[START Dataset content]

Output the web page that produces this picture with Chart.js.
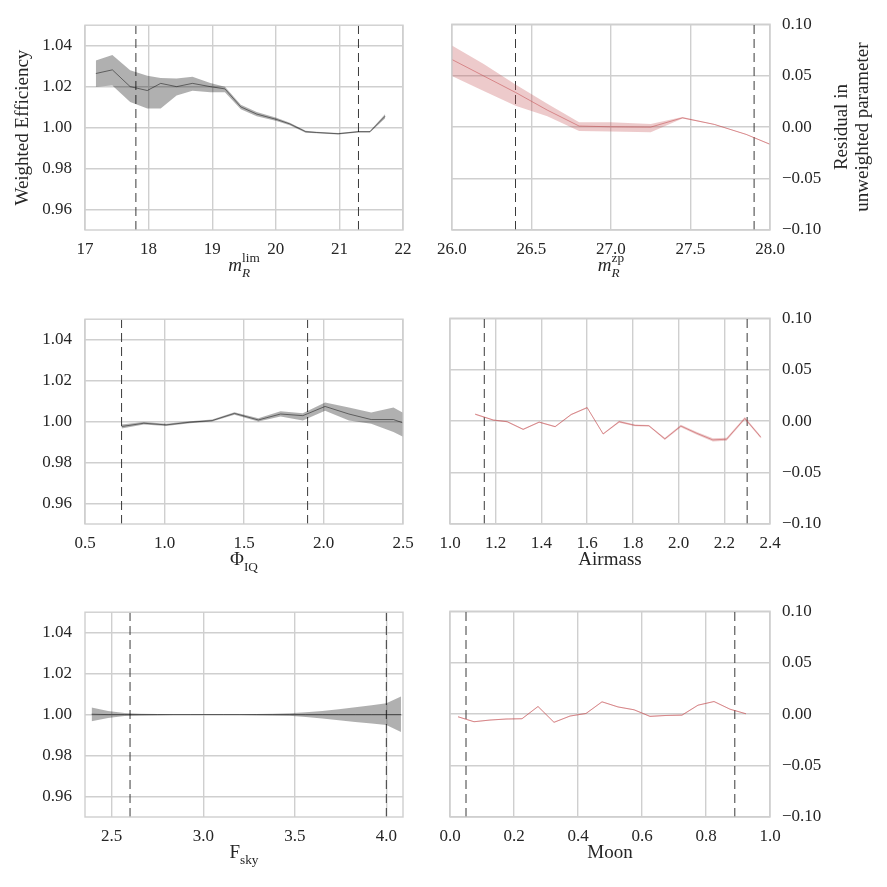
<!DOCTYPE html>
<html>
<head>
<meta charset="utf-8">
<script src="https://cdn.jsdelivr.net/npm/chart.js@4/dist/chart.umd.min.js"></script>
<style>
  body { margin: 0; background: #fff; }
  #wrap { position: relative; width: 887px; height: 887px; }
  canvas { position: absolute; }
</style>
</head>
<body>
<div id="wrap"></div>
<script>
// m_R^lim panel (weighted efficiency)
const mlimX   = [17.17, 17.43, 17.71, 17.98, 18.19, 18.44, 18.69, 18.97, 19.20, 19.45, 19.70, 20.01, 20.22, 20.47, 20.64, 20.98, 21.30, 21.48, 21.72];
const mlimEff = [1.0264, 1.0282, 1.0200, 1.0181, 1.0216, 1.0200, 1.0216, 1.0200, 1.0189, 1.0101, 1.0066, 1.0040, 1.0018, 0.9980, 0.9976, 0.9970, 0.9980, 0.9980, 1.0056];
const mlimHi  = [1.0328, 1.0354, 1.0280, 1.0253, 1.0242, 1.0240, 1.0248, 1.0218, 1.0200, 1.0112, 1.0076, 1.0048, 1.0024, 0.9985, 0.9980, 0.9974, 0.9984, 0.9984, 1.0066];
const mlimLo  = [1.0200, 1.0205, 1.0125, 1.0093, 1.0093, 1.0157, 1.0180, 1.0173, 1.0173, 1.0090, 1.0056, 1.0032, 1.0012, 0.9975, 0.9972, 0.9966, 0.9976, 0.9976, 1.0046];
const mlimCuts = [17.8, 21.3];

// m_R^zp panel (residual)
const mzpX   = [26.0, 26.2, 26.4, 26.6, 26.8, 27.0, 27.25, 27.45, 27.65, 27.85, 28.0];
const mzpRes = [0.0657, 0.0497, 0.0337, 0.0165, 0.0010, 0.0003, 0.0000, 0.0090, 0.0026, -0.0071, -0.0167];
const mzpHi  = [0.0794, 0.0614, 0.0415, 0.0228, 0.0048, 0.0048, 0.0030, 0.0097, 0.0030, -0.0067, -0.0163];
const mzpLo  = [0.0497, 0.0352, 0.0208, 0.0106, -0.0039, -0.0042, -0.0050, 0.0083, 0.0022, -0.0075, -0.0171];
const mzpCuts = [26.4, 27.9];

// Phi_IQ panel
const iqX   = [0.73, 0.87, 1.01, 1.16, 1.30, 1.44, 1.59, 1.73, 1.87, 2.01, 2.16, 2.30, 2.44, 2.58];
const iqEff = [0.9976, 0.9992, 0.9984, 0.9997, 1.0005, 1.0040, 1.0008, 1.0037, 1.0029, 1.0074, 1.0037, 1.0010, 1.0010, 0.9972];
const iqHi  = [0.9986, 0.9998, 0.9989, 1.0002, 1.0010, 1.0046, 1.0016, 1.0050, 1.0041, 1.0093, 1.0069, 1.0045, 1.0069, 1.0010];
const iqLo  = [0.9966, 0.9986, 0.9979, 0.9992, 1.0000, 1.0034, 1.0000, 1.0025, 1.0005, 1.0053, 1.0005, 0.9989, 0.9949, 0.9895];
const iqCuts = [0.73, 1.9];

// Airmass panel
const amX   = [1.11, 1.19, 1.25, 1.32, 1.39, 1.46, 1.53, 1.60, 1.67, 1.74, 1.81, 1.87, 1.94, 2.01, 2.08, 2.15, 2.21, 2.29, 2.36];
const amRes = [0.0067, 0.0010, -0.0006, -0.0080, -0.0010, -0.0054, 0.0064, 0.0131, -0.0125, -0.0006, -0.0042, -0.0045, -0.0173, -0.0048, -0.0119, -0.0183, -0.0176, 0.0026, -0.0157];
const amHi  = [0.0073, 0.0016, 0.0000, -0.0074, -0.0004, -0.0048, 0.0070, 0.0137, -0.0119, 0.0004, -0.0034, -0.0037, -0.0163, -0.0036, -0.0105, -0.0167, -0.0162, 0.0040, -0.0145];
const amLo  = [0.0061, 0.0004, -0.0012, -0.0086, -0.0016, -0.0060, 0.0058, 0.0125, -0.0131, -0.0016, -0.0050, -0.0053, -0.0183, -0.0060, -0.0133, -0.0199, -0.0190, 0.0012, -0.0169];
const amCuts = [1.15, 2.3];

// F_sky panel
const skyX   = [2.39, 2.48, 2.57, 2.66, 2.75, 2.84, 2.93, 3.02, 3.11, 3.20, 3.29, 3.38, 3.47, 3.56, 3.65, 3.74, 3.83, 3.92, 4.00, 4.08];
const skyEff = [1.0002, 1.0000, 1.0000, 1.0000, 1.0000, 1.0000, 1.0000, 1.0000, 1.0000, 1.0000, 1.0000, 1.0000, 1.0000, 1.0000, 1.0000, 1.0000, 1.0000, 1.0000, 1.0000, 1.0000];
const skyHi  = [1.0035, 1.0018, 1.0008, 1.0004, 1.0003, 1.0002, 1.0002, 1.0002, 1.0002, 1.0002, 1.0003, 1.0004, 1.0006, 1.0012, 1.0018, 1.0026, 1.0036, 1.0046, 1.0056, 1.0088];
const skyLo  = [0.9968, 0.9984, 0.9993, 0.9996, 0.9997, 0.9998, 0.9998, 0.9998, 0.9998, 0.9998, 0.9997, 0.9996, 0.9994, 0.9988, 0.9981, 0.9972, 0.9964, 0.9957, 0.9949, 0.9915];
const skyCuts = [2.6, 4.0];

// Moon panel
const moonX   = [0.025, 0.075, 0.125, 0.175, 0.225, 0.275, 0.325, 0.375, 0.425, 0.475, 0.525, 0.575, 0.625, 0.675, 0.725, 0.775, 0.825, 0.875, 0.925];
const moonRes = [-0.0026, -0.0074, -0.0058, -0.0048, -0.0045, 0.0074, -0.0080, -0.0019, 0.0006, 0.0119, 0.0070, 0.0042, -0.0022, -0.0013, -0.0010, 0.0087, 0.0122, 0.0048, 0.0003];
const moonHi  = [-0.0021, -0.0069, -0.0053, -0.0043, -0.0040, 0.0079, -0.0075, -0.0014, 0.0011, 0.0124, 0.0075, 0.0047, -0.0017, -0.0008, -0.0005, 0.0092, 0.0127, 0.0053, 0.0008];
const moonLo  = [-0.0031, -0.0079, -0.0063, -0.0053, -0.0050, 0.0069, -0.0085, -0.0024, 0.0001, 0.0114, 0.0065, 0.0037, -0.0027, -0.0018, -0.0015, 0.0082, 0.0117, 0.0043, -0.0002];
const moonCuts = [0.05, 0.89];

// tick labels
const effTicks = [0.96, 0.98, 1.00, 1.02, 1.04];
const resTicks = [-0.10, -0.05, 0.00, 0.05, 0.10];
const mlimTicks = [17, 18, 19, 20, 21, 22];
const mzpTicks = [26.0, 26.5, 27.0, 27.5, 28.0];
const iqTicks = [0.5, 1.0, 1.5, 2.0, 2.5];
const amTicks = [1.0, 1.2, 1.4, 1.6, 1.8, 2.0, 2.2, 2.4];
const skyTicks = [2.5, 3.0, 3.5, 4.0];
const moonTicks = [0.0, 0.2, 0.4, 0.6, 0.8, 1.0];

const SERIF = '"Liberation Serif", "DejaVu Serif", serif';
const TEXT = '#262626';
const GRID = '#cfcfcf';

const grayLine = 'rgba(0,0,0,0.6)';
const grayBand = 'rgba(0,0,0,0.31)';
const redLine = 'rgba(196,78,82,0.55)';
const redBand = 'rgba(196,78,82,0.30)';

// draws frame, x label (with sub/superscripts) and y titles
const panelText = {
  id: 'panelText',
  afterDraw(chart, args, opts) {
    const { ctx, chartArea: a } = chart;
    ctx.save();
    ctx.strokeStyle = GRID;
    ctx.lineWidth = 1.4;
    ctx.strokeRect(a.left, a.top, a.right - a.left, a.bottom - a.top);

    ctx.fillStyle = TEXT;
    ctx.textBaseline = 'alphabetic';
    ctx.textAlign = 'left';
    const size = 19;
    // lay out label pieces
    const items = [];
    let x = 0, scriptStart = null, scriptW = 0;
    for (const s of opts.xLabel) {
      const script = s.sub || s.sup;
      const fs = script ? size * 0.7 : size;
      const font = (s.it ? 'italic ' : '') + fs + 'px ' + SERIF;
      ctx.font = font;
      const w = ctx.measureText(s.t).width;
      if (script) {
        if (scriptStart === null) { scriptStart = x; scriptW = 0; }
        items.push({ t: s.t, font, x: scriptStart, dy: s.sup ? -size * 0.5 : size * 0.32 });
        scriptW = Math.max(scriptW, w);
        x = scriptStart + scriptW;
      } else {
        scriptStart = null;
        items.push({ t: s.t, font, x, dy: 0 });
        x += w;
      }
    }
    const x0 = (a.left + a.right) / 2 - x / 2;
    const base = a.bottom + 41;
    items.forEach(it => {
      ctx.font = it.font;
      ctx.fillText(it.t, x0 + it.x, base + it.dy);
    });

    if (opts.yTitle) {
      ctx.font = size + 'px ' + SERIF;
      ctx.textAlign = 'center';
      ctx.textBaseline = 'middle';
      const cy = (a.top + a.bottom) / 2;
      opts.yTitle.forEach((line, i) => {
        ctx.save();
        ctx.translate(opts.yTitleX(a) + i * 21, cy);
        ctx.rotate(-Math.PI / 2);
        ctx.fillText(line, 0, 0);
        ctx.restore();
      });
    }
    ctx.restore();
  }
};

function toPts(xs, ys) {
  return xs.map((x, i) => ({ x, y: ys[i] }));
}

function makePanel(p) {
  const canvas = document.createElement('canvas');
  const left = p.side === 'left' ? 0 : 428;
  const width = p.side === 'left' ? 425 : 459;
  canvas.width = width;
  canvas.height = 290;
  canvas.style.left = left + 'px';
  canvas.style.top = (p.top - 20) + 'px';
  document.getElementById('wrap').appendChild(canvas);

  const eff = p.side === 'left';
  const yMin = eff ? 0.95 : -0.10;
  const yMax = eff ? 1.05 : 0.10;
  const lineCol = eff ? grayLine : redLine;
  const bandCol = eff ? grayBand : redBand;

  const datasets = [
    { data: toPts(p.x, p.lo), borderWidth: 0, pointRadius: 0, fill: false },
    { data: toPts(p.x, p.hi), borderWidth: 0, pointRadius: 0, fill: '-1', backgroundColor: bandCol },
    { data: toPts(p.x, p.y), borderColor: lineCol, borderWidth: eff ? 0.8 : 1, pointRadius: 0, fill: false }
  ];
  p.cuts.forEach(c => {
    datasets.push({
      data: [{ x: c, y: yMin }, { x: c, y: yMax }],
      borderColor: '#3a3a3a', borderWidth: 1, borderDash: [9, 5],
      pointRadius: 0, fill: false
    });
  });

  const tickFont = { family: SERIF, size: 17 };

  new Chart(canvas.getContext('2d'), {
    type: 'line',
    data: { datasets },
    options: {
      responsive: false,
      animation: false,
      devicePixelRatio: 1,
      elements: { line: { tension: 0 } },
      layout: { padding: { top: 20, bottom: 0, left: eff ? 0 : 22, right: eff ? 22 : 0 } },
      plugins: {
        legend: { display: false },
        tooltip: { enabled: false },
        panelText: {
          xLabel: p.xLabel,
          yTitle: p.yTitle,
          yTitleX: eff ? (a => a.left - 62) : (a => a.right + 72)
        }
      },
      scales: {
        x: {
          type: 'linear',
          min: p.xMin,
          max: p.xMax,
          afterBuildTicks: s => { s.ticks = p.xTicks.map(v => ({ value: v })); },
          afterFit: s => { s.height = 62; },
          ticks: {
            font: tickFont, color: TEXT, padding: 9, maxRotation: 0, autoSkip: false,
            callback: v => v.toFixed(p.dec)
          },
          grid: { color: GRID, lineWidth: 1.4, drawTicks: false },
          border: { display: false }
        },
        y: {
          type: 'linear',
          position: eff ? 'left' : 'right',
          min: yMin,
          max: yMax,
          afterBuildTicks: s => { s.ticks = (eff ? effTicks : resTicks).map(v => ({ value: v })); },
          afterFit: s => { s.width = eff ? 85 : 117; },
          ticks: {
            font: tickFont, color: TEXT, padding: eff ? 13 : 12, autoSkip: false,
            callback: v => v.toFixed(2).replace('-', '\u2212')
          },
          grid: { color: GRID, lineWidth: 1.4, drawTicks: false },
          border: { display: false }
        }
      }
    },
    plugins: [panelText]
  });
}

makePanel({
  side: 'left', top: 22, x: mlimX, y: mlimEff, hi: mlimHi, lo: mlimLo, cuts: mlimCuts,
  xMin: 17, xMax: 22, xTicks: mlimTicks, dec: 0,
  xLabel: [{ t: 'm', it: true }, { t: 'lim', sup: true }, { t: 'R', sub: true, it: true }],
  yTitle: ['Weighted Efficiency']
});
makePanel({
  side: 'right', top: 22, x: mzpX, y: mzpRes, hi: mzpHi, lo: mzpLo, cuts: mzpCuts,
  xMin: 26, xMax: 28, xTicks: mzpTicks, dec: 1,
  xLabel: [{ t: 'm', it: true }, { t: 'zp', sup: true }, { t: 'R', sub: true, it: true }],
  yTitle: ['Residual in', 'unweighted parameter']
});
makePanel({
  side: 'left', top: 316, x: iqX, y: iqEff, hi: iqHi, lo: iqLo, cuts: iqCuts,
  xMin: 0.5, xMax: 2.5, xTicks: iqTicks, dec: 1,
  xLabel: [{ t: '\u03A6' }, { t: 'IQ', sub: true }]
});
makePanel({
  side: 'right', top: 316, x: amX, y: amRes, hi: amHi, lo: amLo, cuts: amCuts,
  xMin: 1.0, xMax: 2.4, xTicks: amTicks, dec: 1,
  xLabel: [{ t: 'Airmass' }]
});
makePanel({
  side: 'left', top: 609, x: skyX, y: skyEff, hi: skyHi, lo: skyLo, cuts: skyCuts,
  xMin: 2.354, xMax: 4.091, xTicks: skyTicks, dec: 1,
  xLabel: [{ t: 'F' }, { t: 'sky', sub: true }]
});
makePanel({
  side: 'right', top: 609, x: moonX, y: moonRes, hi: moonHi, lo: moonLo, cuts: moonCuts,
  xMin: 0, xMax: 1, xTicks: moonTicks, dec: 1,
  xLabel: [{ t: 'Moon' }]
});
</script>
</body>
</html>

[END Dataset content]

Do this → Where a line above holds the string "with", show that line.

Full solution →
Output the web page that produces this picture with Chart.js.
// draws frame, x label (with sub/superscripts) and y titles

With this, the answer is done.